>> Begin

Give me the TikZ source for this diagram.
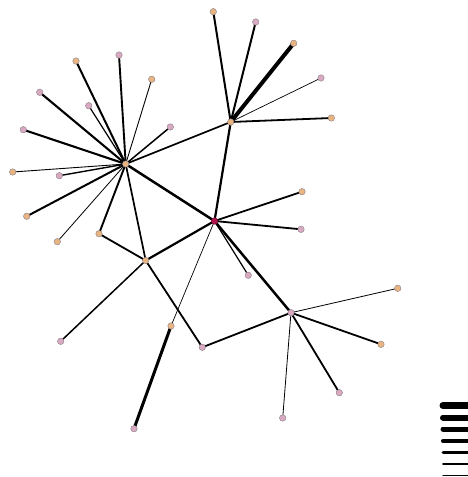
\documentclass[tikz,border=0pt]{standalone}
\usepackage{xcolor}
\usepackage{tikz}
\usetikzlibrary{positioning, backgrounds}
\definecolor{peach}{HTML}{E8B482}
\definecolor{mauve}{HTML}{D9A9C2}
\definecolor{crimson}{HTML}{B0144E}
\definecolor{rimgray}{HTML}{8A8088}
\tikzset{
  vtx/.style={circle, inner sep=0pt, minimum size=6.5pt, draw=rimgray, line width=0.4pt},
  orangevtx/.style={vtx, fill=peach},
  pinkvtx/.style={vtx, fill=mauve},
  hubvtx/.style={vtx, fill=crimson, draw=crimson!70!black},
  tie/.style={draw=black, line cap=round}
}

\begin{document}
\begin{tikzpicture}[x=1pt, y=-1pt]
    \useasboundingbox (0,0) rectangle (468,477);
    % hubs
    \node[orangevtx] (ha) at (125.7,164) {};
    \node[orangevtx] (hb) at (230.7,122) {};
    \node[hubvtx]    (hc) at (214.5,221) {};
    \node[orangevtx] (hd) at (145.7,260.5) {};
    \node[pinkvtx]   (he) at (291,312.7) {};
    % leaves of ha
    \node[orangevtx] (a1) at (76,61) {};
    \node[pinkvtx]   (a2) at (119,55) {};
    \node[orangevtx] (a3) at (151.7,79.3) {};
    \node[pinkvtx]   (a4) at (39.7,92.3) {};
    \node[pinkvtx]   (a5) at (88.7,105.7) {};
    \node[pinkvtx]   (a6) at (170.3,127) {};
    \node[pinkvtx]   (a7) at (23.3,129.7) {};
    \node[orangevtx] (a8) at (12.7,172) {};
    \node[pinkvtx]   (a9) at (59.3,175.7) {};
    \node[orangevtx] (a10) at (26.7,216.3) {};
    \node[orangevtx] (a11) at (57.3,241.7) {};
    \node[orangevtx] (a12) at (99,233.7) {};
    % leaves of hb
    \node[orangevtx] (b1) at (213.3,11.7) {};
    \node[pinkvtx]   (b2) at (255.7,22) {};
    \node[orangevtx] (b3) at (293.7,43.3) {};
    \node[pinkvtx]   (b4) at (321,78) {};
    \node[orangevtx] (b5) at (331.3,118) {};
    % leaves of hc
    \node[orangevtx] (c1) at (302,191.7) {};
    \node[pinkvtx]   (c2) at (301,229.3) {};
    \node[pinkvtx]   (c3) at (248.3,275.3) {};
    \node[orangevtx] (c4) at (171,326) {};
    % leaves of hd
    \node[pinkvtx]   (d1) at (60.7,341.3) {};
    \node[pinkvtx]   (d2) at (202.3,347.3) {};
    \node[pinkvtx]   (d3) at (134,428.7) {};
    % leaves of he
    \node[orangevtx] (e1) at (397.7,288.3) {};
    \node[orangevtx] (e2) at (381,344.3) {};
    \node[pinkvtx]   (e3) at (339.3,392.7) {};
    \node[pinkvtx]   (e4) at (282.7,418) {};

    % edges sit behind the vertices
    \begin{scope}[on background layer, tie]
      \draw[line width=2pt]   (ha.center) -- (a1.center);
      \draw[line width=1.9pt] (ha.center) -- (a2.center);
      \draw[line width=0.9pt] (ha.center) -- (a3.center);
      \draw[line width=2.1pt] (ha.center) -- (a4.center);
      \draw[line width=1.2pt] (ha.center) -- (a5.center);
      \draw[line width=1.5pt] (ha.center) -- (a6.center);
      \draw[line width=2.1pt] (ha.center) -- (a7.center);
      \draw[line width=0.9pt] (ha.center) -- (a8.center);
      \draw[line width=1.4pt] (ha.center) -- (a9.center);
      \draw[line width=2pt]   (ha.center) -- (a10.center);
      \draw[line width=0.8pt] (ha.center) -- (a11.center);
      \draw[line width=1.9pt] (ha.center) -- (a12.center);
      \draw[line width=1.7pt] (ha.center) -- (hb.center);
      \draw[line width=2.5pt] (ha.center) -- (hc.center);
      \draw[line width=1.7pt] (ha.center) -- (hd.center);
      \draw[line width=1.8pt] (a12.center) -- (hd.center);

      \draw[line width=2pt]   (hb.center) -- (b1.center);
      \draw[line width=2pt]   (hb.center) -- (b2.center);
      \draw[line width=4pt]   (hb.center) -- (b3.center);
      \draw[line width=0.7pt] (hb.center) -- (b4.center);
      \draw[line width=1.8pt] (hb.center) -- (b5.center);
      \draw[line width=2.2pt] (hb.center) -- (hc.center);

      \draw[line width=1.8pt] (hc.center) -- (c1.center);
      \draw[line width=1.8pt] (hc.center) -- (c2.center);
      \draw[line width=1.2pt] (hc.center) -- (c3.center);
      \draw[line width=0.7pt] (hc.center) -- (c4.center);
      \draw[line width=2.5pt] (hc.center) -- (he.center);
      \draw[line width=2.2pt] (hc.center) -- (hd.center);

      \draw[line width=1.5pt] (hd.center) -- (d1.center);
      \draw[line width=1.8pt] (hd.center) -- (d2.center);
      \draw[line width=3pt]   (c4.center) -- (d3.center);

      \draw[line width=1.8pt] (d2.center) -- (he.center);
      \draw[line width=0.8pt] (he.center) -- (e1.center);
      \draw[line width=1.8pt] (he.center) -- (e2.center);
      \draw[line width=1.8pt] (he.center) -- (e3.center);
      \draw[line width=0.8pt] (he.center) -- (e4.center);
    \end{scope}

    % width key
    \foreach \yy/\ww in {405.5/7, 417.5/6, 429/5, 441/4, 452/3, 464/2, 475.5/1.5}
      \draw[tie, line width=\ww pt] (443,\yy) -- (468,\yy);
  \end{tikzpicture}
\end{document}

>> End

Retype the whole listing, keeping every line identical and omitting all pictures.

Completed task:
Give me the TikZ source for this diagram.
\documentclass[tikz,border=0pt]{standalone}
\usepackage{xcolor}
\usepackage{tikz}
\usetikzlibrary{positioning, backgrounds}
\definecolor{peach}{HTML}{E8B482}
\definecolor{mauve}{HTML}{D9A9C2}
\definecolor{crimson}{HTML}{B0144E}
\definecolor{rimgray}{HTML}{8A8088}
\tikzset{
  vtx/.style={circle, inner sep=0pt, minimum size=6.5pt, draw=rimgray, line width=0.4pt},
  orangevtx/.style={vtx, fill=peach},
  pinkvtx/.style={vtx, fill=mauve},
  hubvtx/.style={vtx, fill=crimson, draw=crimson!70!black},
  tie/.style={draw=black, line cap=round}
}

\begin{document}
\begin{tikzpicture}[x=1pt, y=-1pt]
    \useasboundingbox (0,0) rectangle (468,477);
    % hubs
    \node[orangevtx] (ha) at (125.7,164) {};
    \node[orangevtx] (hb) at (230.7,122) {};
    \node[hubvtx]    (hc) at (214.5,221) {};
    \node[orangevtx] (hd) at (145.7,260.5) {};
    \node[pinkvtx]   (he) at (291,312.7) {};
    % leaves of ha
    \node[orangevtx] (a1) at (76,61) {};
    \node[pinkvtx]   (a2) at (119,55) {};
    \node[orangevtx] (a3) at (151.7,79.3) {};
    \node[pinkvtx]   (a4) at (39.7,92.3) {};
    \node[pinkvtx]   (a5) at (88.7,105.7) {};
    \node[pinkvtx]   (a6) at (170.3,127) {};
    \node[pinkvtx]   (a7) at (23.3,129.7) {};
    \node[orangevtx] (a8) at (12.7,172) {};
    \node[pinkvtx]   (a9) at (59.3,175.7) {};
    \node[orangevtx] (a10) at (26.7,216.3) {};
    \node[orangevtx] (a11) at (57.3,241.7) {};
    \node[orangevtx] (a12) at (99,233.7) {};
    % leaves of hb
    \node[orangevtx] (b1) at (213.3,11.7) {};
    \node[pinkvtx]   (b2) at (255.7,22) {};
    \node[orangevtx] (b3) at (293.7,43.3) {};
    \node[pinkvtx]   (b4) at (321,78) {};
    \node[orangevtx] (b5) at (331.3,118) {};
    % leaves of hc
    \node[orangevtx] (c1) at (302,191.7) {};
    \node[pinkvtx]   (c2) at (301,229.3) {};
    \node[pinkvtx]   (c3) at (248.3,275.3) {};
    \node[orangevtx] (c4) at (171,326) {};
    % leaves of hd
    \node[pinkvtx]   (d1) at (60.7,341.3) {};
    \node[pinkvtx]   (d2) at (202.3,347.3) {};
    \node[pinkvtx]   (d3) at (134,428.7) {};
    % leaves of he
    \node[orangevtx] (e1) at (397.7,288.3) {};
    \node[orangevtx] (e2) at (381,344.3) {};
    \node[pinkvtx]   (e3) at (339.3,392.7) {};
    \node[pinkvtx]   (e4) at (282.7,418) {};

    % edges sit behind the vertices
    \begin{scope}[on background layer, tie]
      \draw[line width=2pt]   (ha.center) -- (a1.center);
      \draw[line width=1.9pt] (ha.center) -- (a2.center);
      \draw[line width=0.9pt] (ha.center) -- (a3.center);
      \draw[line width=2.1pt] (ha.center) -- (a4.center);
      \draw[line width=1.2pt] (ha.center) -- (a5.center);
      \draw[line width=1.5pt] (ha.center) -- (a6.center);
      \draw[line width=2.1pt] (ha.center) -- (a7.center);
      \draw[line width=0.9pt] (ha.center) -- (a8.center);
      \draw[line width=1.4pt] (ha.center) -- (a9.center);
      \draw[line width=2pt]   (ha.center) -- (a10.center);
      \draw[line width=0.8pt] (ha.center) -- (a11.center);
      \draw[line width=1.9pt] (ha.center) -- (a12.center);
      \draw[line width=1.7pt] (ha.center) -- (hb.center);
      \draw[line width=2.5pt] (ha.center) -- (hc.center);
      \draw[line width=1.7pt] (ha.center) -- (hd.center);
      \draw[line width=1.8pt] (a12.center) -- (hd.center);

      \draw[line width=2pt]   (hb.center) -- (b1.center);
      \draw[line width=2pt]   (hb.center) -- (b2.center);
      \draw[line width=4pt]   (hb.center) -- (b3.center);
      \draw[line width=0.7pt] (hb.center) -- (b4.center);
      \draw[line width=1.8pt] (hb.center) -- (b5.center);
      \draw[line width=2.2pt] (hb.center) -- (hc.center);

      \draw[line width=1.8pt] (hc.center) -- (c1.center);
      \draw[line width=1.8pt] (hc.center) -- (c2.center);
      \draw[line width=1.2pt] (hc.center) -- (c3.center);
      \draw[line width=0.7pt] (hc.center) -- (c4.center);
      \draw[line width=2.5pt] (hc.center) -- (he.center);
      \draw[line width=2.2pt] (hc.center) -- (hd.center);

      \draw[line width=1.5pt] (hd.center) -- (d1.center);
      \draw[line width=1.8pt] (hd.center) -- (d2.center);
      \draw[line width=3pt]   (c4.center) -- (d3.center);

      \draw[line width=1.8pt] (d2.center) -- (he.center);
      \draw[line width=0.8pt] (he.center) -- (e1.center);
      \draw[line width=1.8pt] (he.center) -- (e2.center);
      \draw[line width=1.8pt] (he.center) -- (e3.center);
      \draw[line width=0.8pt] (he.center) -- (e4.center);
    \end{scope}

    % width key
    \foreach \yy/\ww in {405.5/7, 417.5/6, 429/5, 441/4, 452/3, 464/2, 475.5/1.5}
      \draw[tie, line width=\ww pt] (443,\yy) -- (468,\yy);
  \end{tikzpicture}
\end{document}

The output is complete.